---- Given data

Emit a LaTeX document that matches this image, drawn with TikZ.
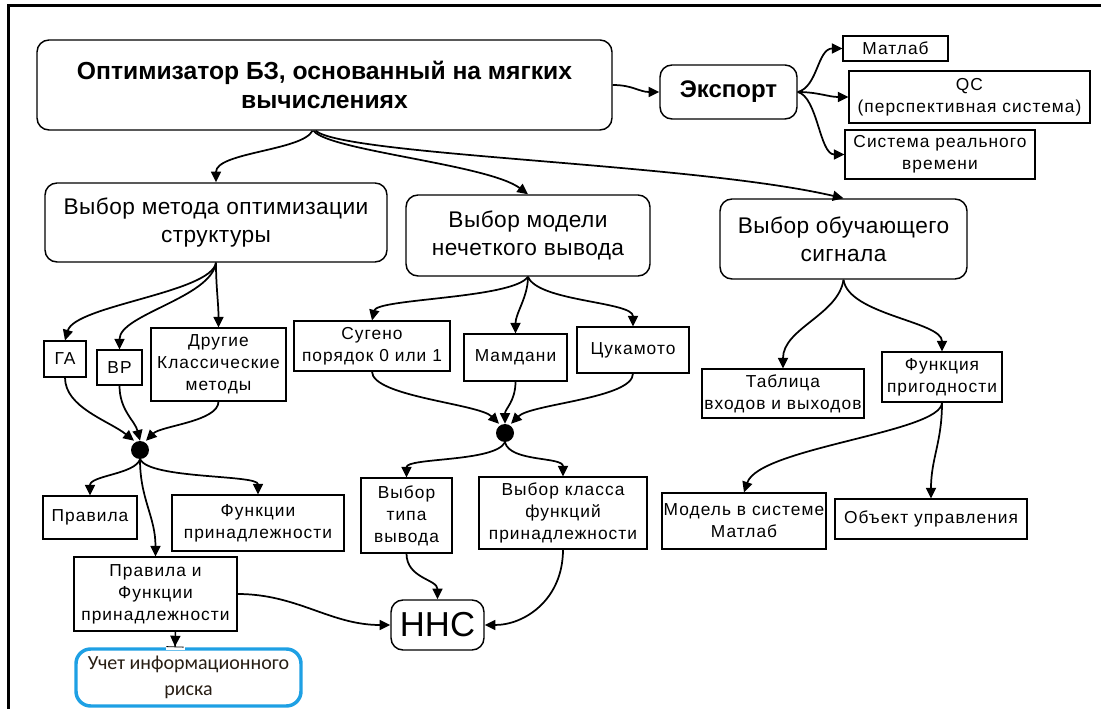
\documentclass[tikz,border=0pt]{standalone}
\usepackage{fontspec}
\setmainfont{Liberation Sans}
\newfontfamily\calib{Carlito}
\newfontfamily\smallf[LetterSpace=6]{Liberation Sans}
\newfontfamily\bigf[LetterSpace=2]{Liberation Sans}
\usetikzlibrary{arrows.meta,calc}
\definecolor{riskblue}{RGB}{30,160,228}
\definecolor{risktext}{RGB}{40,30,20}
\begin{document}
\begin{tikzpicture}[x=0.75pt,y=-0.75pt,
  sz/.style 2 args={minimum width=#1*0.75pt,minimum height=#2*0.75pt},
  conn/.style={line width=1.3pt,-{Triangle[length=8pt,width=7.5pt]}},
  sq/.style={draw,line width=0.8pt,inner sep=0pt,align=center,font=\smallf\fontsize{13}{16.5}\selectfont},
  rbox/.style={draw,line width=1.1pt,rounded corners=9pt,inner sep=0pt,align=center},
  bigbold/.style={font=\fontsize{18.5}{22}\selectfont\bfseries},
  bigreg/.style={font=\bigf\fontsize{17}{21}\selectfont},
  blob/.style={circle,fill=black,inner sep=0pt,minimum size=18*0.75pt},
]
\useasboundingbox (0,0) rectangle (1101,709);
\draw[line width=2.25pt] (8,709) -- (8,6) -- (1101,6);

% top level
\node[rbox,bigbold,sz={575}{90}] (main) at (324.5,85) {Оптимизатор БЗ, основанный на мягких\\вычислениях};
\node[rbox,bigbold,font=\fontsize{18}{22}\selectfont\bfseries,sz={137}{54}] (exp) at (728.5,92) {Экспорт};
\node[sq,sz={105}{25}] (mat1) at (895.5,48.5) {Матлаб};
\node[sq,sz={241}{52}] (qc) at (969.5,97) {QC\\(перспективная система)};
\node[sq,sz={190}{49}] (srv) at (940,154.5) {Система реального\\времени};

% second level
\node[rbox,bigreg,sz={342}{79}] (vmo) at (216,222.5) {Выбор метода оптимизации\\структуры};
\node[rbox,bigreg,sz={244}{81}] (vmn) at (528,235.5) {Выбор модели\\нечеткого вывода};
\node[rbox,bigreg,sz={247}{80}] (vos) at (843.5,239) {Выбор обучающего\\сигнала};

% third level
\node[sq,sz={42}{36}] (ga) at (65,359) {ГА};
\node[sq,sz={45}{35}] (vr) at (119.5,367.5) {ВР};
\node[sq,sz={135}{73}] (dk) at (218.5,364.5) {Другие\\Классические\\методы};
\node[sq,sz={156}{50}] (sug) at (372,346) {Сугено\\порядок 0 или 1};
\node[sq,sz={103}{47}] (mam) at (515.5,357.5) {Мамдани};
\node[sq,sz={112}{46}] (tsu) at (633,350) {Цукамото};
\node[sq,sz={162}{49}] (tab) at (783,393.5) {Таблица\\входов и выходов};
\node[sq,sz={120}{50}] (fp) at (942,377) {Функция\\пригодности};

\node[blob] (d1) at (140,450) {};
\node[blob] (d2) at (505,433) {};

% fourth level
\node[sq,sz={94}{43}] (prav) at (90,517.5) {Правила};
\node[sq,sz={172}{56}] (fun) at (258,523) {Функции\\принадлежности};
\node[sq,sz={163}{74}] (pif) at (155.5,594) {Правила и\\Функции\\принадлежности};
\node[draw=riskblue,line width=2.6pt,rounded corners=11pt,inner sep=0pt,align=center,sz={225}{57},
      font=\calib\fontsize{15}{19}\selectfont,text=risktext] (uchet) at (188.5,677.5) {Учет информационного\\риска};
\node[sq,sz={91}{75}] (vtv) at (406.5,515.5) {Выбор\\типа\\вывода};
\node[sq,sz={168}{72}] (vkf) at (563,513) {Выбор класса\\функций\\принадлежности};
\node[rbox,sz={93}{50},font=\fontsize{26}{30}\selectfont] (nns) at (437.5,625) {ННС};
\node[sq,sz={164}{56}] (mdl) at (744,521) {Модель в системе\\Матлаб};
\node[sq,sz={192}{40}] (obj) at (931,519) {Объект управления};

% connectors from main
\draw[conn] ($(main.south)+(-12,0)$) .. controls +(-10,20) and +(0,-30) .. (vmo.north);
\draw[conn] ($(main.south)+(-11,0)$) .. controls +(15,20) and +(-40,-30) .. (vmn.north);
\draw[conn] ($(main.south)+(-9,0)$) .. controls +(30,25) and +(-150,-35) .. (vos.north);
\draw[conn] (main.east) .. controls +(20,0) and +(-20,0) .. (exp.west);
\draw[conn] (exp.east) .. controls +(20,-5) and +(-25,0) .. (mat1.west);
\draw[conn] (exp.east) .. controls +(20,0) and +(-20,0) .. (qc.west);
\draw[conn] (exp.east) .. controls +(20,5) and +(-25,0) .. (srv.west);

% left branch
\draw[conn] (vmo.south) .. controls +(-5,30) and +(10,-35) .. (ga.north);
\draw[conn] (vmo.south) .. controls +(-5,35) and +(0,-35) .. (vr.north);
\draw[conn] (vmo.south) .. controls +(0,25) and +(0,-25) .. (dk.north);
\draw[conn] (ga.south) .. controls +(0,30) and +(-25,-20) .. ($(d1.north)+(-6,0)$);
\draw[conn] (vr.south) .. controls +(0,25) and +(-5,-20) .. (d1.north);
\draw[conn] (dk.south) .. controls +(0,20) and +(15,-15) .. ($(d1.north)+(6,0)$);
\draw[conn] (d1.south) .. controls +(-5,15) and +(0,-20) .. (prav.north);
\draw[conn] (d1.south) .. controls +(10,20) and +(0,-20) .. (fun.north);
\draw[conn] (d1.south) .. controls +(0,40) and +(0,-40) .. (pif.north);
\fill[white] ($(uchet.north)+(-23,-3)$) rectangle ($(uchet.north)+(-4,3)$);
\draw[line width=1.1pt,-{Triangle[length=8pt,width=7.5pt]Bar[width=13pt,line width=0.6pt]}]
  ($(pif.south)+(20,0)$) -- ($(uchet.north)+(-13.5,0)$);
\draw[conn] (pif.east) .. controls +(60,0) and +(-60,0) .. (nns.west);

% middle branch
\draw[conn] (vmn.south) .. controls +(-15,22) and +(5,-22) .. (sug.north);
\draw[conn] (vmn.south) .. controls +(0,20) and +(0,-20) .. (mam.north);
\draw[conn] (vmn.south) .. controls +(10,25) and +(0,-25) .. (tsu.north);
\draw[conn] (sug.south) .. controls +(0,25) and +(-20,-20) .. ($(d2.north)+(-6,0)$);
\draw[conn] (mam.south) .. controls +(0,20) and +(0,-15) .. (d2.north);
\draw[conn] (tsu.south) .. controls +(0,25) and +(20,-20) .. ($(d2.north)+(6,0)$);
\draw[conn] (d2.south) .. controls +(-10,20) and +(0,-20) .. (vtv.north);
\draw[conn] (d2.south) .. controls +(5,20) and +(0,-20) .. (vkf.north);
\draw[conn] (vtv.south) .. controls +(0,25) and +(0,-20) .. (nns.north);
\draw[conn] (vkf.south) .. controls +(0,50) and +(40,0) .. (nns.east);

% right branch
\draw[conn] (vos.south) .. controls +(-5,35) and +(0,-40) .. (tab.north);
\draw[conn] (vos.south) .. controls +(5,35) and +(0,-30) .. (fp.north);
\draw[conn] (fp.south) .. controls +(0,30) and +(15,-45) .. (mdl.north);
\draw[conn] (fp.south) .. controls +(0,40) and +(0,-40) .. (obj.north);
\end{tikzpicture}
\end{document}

--------

Exercise prompt:
Every line is to be duplicated exactly, though pictures stay out.

Full output:
Emit a LaTeX document that matches this image, drawn with TikZ.
\documentclass[tikz,border=0pt]{standalone}
\usepackage{fontspec}
\setmainfont{Liberation Sans}
\newfontfamily\calib{Carlito}
\newfontfamily\smallf[LetterSpace=6]{Liberation Sans}
\newfontfamily\bigf[LetterSpace=2]{Liberation Sans}
\usetikzlibrary{arrows.meta,calc}
\definecolor{riskblue}{RGB}{30,160,228}
\definecolor{risktext}{RGB}{40,30,20}
\begin{document}
\begin{tikzpicture}[x=0.75pt,y=-0.75pt,
  sz/.style 2 args={minimum width=#1*0.75pt,minimum height=#2*0.75pt},
  conn/.style={line width=1.3pt,-{Triangle[length=8pt,width=7.5pt]}},
  sq/.style={draw,line width=0.8pt,inner sep=0pt,align=center,font=\smallf\fontsize{13}{16.5}\selectfont},
  rbox/.style={draw,line width=1.1pt,rounded corners=9pt,inner sep=0pt,align=center},
  bigbold/.style={font=\fontsize{18.5}{22}\selectfont\bfseries},
  bigreg/.style={font=\bigf\fontsize{17}{21}\selectfont},
  blob/.style={circle,fill=black,inner sep=0pt,minimum size=18*0.75pt},
]
\useasboundingbox (0,0) rectangle (1101,709);
\draw[line width=2.25pt] (8,709) -- (8,6) -- (1101,6);

% top level
\node[rbox,bigbold,sz={575}{90}] (main) at (324.5,85) {Оптимизатор БЗ, основанный на мягких\\вычислениях};
\node[rbox,bigbold,font=\fontsize{18}{22}\selectfont\bfseries,sz={137}{54}] (exp) at (728.5,92) {Экспорт};
\node[sq,sz={105}{25}] (mat1) at (895.5,48.5) {Матлаб};
\node[sq,sz={241}{52}] (qc) at (969.5,97) {QC\\(перспективная система)};
\node[sq,sz={190}{49}] (srv) at (940,154.5) {Система реального\\времени};

% second level
\node[rbox,bigreg,sz={342}{79}] (vmo) at (216,222.5) {Выбор метода оптимизации\\структуры};
\node[rbox,bigreg,sz={244}{81}] (vmn) at (528,235.5) {Выбор модели\\нечеткого вывода};
\node[rbox,bigreg,sz={247}{80}] (vos) at (843.5,239) {Выбор обучающего\\сигнала};

% third level
\node[sq,sz={42}{36}] (ga) at (65,359) {ГА};
\node[sq,sz={45}{35}] (vr) at (119.5,367.5) {ВР};
\node[sq,sz={135}{73}] (dk) at (218.5,364.5) {Другие\\Классические\\методы};
\node[sq,sz={156}{50}] (sug) at (372,346) {Сугено\\порядок 0 или 1};
\node[sq,sz={103}{47}] (mam) at (515.5,357.5) {Мамдани};
\node[sq,sz={112}{46}] (tsu) at (633,350) {Цукамото};
\node[sq,sz={162}{49}] (tab) at (783,393.5) {Таблица\\входов и выходов};
\node[sq,sz={120}{50}] (fp) at (942,377) {Функция\\пригодности};

\node[blob] (d1) at (140,450) {};
\node[blob] (d2) at (505,433) {};

% fourth level
\node[sq,sz={94}{43}] (prav) at (90,517.5) {Правила};
\node[sq,sz={172}{56}] (fun) at (258,523) {Функции\\принадлежности};
\node[sq,sz={163}{74}] (pif) at (155.5,594) {Правила и\\Функции\\принадлежности};
\node[draw=riskblue,line width=2.6pt,rounded corners=11pt,inner sep=0pt,align=center,sz={225}{57},
      font=\calib\fontsize{15}{19}\selectfont,text=risktext] (uchet) at (188.5,677.5) {Учет информационного\\риска};
\node[sq,sz={91}{75}] (vtv) at (406.5,515.5) {Выбор\\типа\\вывода};
\node[sq,sz={168}{72}] (vkf) at (563,513) {Выбор класса\\функций\\принадлежности};
\node[rbox,sz={93}{50},font=\fontsize{26}{30}\selectfont] (nns) at (437.5,625) {ННС};
\node[sq,sz={164}{56}] (mdl) at (744,521) {Модель в системе\\Матлаб};
\node[sq,sz={192}{40}] (obj) at (931,519) {Объект управления};

% connectors from main
\draw[conn] ($(main.south)+(-12,0)$) .. controls +(-10,20) and +(0,-30) .. (vmo.north);
\draw[conn] ($(main.south)+(-11,0)$) .. controls +(15,20) and +(-40,-30) .. (vmn.north);
\draw[conn] ($(main.south)+(-9,0)$) .. controls +(30,25) and +(-150,-35) .. (vos.north);
\draw[conn] (main.east) .. controls +(20,0) and +(-20,0) .. (exp.west);
\draw[conn] (exp.east) .. controls +(20,-5) and +(-25,0) .. (mat1.west);
\draw[conn] (exp.east) .. controls +(20,0) and +(-20,0) .. (qc.west);
\draw[conn] (exp.east) .. controls +(20,5) and +(-25,0) .. (srv.west);

% left branch
\draw[conn] (vmo.south) .. controls +(-5,30) and +(10,-35) .. (ga.north);
\draw[conn] (vmo.south) .. controls +(-5,35) and +(0,-35) .. (vr.north);
\draw[conn] (vmo.south) .. controls +(0,25) and +(0,-25) .. (dk.north);
\draw[conn] (ga.south) .. controls +(0,30) and +(-25,-20) .. ($(d1.north)+(-6,0)$);
\draw[conn] (vr.south) .. controls +(0,25) and +(-5,-20) .. (d1.north);
\draw[conn] (dk.south) .. controls +(0,20) and +(15,-15) .. ($(d1.north)+(6,0)$);
\draw[conn] (d1.south) .. controls +(-5,15) and +(0,-20) .. (prav.north);
\draw[conn] (d1.south) .. controls +(10,20) and +(0,-20) .. (fun.north);
\draw[conn] (d1.south) .. controls +(0,40) and +(0,-40) .. (pif.north);
\fill[white] ($(uchet.north)+(-23,-3)$) rectangle ($(uchet.north)+(-4,3)$);
\draw[line width=1.1pt,-{Triangle[length=8pt,width=7.5pt]Bar[width=13pt,line width=0.6pt]}]
  ($(pif.south)+(20,0)$) -- ($(uchet.north)+(-13.5,0)$);
\draw[conn] (pif.east) .. controls +(60,0) and +(-60,0) .. (nns.west);

% middle branch
\draw[conn] (vmn.south) .. controls +(-15,22) and +(5,-22) .. (sug.north);
\draw[conn] (vmn.south) .. controls +(0,20) and +(0,-20) .. (mam.north);
\draw[conn] (vmn.south) .. controls +(10,25) and +(0,-25) .. (tsu.north);
\draw[conn] (sug.south) .. controls +(0,25) and +(-20,-20) .. ($(d2.north)+(-6,0)$);
\draw[conn] (mam.south) .. controls +(0,20) and +(0,-15) .. (d2.north);
\draw[conn] (tsu.south) .. controls +(0,25) and +(20,-20) .. ($(d2.north)+(6,0)$);
\draw[conn] (d2.south) .. controls +(-10,20) and +(0,-20) .. (vtv.north);
\draw[conn] (d2.south) .. controls +(5,20) and +(0,-20) .. (vkf.north);
\draw[conn] (vtv.south) .. controls +(0,25) and +(0,-20) .. (nns.north);
\draw[conn] (vkf.south) .. controls +(0,50) and +(40,0) .. (nns.east);

% right branch
\draw[conn] (vos.south) .. controls +(-5,35) and +(0,-40) .. (tab.north);
\draw[conn] (vos.south) .. controls +(5,35) and +(0,-30) .. (fp.north);
\draw[conn] (fp.south) .. controls +(0,30) and +(15,-45) .. (mdl.north);
\draw[conn] (fp.south) .. controls +(0,40) and +(0,-40) .. (obj.north);
\end{tikzpicture}
\end{document}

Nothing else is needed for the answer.